## Data section

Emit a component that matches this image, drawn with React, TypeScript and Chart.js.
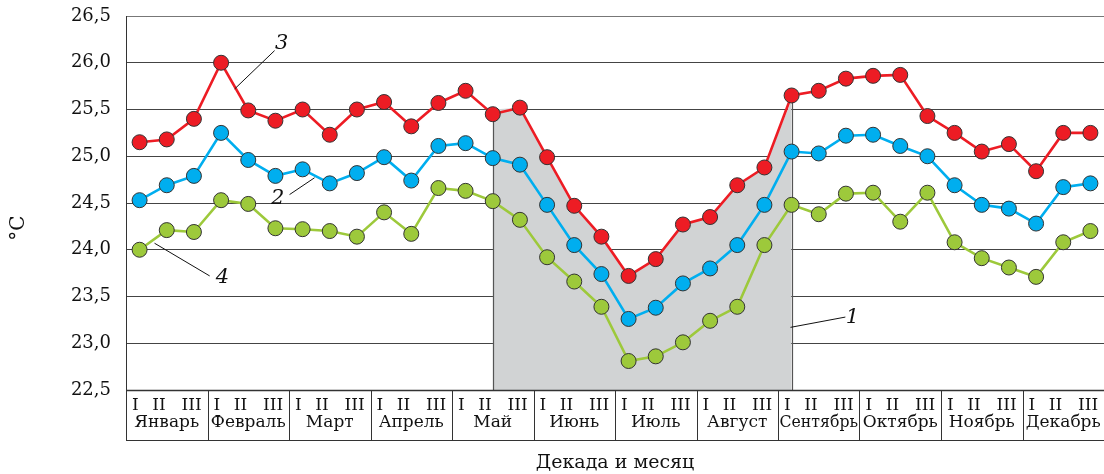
import React, { useEffect, useRef } from 'react';
import { Chart, registerables } from 'chart.js';

Chart.register(...registerables);

const months = ['Январь', 'Февраль', 'Март', 'Апрель', 'Май', 'Июнь', 'Июль', 'Август', 'Сентябрь', 'Октябрь', 'Ноябрь', 'Декабрь'];
const decades = ['I', 'II', 'III'];
const categories = months.flatMap((m) => decades.map((d) => `${d} ${m}`));

const yTicks = [22.5, 23.0, 23.5, 24.0, 24.5, 25.0, 25.5, 26.0, 26.5];

// 3 — red
const series3 = [
  25.15, 25.18, 25.40, 26.0, 25.49, 25.38, 25.5, 25.23, 25.5, 25.58, 25.32, 25.57,
  25.70, 25.45, 25.52, 24.99, 24.47, 24.14, 23.72, 23.90, 24.27, 24.35, 24.69, 24.88,
  25.65, 25.70, 25.83, 25.86, 25.87, 25.43, 25.25, 25.05, 25.13, 24.84, 25.25, 25.25,
];
// 2 — blue
const series2 = [
  24.53, 24.69, 24.79, 25.25, 24.96, 24.79, 24.86, 24.71, 24.82, 24.99, 24.74, 25.11,
  25.14, 24.98, 24.91, 24.48, 24.05, 23.74, 23.26, 23.38, 23.64, 23.80, 24.05, 24.48,
  25.05, 25.03, 25.22, 25.23, 25.11, 25.0, 24.69, 24.48, 24.44, 24.28, 24.67, 24.71,
];
// 4 — green
const series4 = [
  24.0, 24.21, 24.19, 24.53, 24.49, 24.23, 24.22, 24.20, 24.14, 24.40, 24.17, 24.66,
  24.63, 24.52, 24.32, 23.92, 23.66, 23.39, 22.81, 22.86, 23.01, 23.24, 23.39, 24.05,
  24.48, 24.38, 24.60, 24.61, 24.30, 24.61, 24.08, 23.91, 23.81, 23.71, 24.08, 24.20,
];
// 1 — shaded period
const series1 = [
  null, null, null, null, null, null, null, null, null, null, null, null,
  null, 25.5, 25.52, 24.99, 24.47, 24.14, 23.72, 23.90, 24.27, 24.35, 24.69, 24.88,
  25.6, null, null, null, null, null, null, null, null, null, null, null,
];

// annotation labels in data units (category index, value)
const annotations = [
  { text: '3', tx: 5.23, ty: 26.21, x1: 3.5, y1: 25.72, x2: 4.97, y2: 26.13 },
  { text: '2', tx: 5.08, ty: 24.55, x1: 5.52, y1: 24.59, x2: 6.44, y2: 24.77 },
  { text: '4', tx: 3.05, ty: 23.70, x1: 0.55, y1: 24.07, x2: 2.58, y2: 23.72 },
  { text: '1', tx: 26.24, ty: 23.28, x1: 23.96, y1: 23.17, x2: 25.98, y2: 23.28 },
];

const SERIF = "'DejaVu Serif', serif";
const RED = '#ED1C24';
const BLUE = '#00AEEF';
const GREEN = '#9DC93B';
const SHADE = '#D1D3D4';
const INK = '#111111';

const FILL_INDEX = 3;

const overlayPlugin = {
  id: 'overlay',
  afterDatasetDraw(chart: any, args: any) {
    if (args.index !== FILL_INDEX) return;
    const { ctx, chartArea } = chart;
    const xs = chart.scales.x;
    const ys = chart.scales.y;
    const idx = series1.map((v, i) => (v == null ? -1 : i)).filter((i) => i >= 0);
    const first = idx[0];
    const last = idx[idx.length - 1];
    ctx.save();
    ctx.strokeStyle = '#555';
    ctx.lineWidth = 1.2;
    [first, last].forEach((i) => {
      const px = Math.round(xs.getPixelForValue(i)) + 0.5;
      ctx.beginPath();
      ctx.moveTo(px, ys.getPixelForValue(series1[i] as number));
      ctx.lineTo(px, chartArea.bottom);
      ctx.stroke();
    });
    ctx.restore();
  },
  afterDraw(chart: any) {
    const { ctx, chartArea } = chart;
    const xs = chart.scales.x;
    const ys = chart.scales.y;
    const step = xs.getPixelForValue(1) - xs.getPixelForValue(0);
    const bottom = chartArea.bottom;
    const tableBottom = bottom + 50.5;
    ctx.save();
    ctx.strokeStyle = '#333';
    ctx.lineWidth = 1.4;
    ctx.beginPath();
    ctx.moveTo(chartArea.left, bottom + 0.5);
    ctx.lineTo(chartArea.right, bottom + 0.5);
    ctx.stroke();
    ctx.lineWidth = 1;
    ctx.beginPath();
    const lx = Math.round(chartArea.left) + 0.5;
    ctx.moveTo(lx, chartArea.top);
    ctx.lineTo(lx, tableBottom);
    ctx.stroke();
    ctx.beginPath();
    ctx.moveTo(chartArea.left, tableBottom);
    ctx.lineTo(chartArea.right, tableBottom);
    ctx.stroke();
    months.forEach((m, mi) => {
      const left = xs.getPixelForValue(mi * 3) - step / 2;
      const w = step * 3;
      if (mi > 0) {
        const px = Math.round(left) + 0.5;
        ctx.beginPath();
        ctx.moveTo(px, bottom);
        ctx.lineTo(px, tableBottom);
        ctx.stroke();
      }
      ctx.fillStyle = INK;
      ctx.textBaseline = 'middle';
      ctx.textAlign = 'center';
      ctx.font = `17px ${SERIF}`;
      const fr = [0.115, 0.405, 0.805];
      decades.forEach((d, di) => {
        ctx.fillText(d, left + fr[di] * w, bottom + 16);
      });
      ctx.font = `17px ${SERIF}`;
      ctx.fillText(m, left + w / 2, bottom + 33, w - 3);
    });
    ctx.fillStyle = INK;
    ctx.font = `19px ${SERIF}`;
    ctx.textAlign = 'center';
    ctx.textBaseline = 'middle';
    ctx.fillText('Декада и месяц', (chartArea.left + chartArea.right) / 2, bottom + 73);
    ctx.save();
    ctx.translate(19, (chartArea.top + chartArea.bottom) / 2 + 25);
    ctx.rotate(-Math.PI / 2);
    ctx.font = `20px ${SERIF}`;
    ctx.fillText('°C', 0, 0);
    ctx.restore();
    ctx.strokeStyle = INK;
    ctx.lineWidth = 1;
    ctx.font = `italic 21px ${SERIF}`;
    annotations.forEach((a) => {
      const px = (v: number) => xs.getPixelForValue(0) + v * step;
      ctx.beginPath();
      ctx.moveTo(px(a.x1), ys.getPixelForValue(a.y1));
      ctx.lineTo(px(a.x2), ys.getPixelForValue(a.y2));
      ctx.stroke();
      ctx.fillText(a.text, px(a.tx), ys.getPixelForValue(a.ty));
    });
    ctx.restore();
  },
};

function lineDs(label: string, data: number[], color: string) {
  return {
    label,
    data,
    borderColor: color,
    backgroundColor: color,
    borderWidth: 2.6,
    pointRadius: 7.5,
    pointBorderColor: '#333',
    pointBorderWidth: 1,
    pointBackgroundColor: color,
    tension: 0,
    fill: false,
  };
}

export default function App() {
  const ref = useRef<HTMLCanvasElement | null>(null);
  useEffect(() => {
    if (!ref.current) return;
    const chart = new Chart(ref.current, {
      type: 'line',
      data: {
        labels: categories,
        datasets: [
          lineDs('3', series3, RED),
          lineDs('2', series2, BLUE),
          lineDs('4', series4, GREEN),
          {
            label: '1',
            data: series1,
            borderWidth: 0,
            borderColor: 'rgba(0,0,0,0)',
            backgroundColor: SHADE,
            pointRadius: 0,
            fill: 'start',
            spanGaps: false,
            tension: 0,
          } as any,
        ],
      },
      options: {
        animation: false,
        responsive: false,
        devicePixelRatio: 1,
        layout: { autoPadding: false, padding: { top: 16, left: 0, right: 0, bottom: 0 } },
        plugins: { legend: { display: false }, tooltip: { enabled: false } },
        scales: {
          x: {
            type: 'category',
            offset: true,
            grid: { display: false },
            border: { display: false },
            ticks: { display: false },
            afterFit: (s: any) => { s.height = 84; },
          },
          y: {
            min: 22.5,
            max: 26.5,
            afterBuildTicks: (s: any) => { s.ticks = yTicks.map((v) => ({ value: v })); },
            ticks: {
              callback: (v: any) => Number(v).toFixed(1).replace('.', ','),
              font: { family: SERIF, size: 18 },
              color: INK,
              padding: 15,
            },
            grid: {
              color: (c: any) => (c.tick && c.tick.value === 26.5 ? '#777' : '#444'),
              lineWidth: 1,
              drawTicks: false,
            },
            border: { display: false },
            afterFit: (s: any) => { s.width = 126; s.paddingTop = 0; s.paddingBottom = 0; },
          },
        },
      },
      plugins: [overlayPlugin],
    });
    return () => chart.destroy();
  }, []);
  return (
    <div style={{ position: 'absolute', left: 0, top: 0, width: 1104, height: 474, background: '#fff' }}>
      <canvas ref={ref} width={1104} height={474} />
    </div>
  );
}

## Task statement
Leave out any pictures and return exactly the lines from the beginning of the data through the line with "Chart.register(...registerables);", inclusive.

## Answer to this exercise
Emit a component that matches this image, drawn with React, TypeScript and Chart.js.
import React, { useEffect, useRef } from 'react';
import { Chart, registerables } from 'chart.js';

Chart.register(...registerables);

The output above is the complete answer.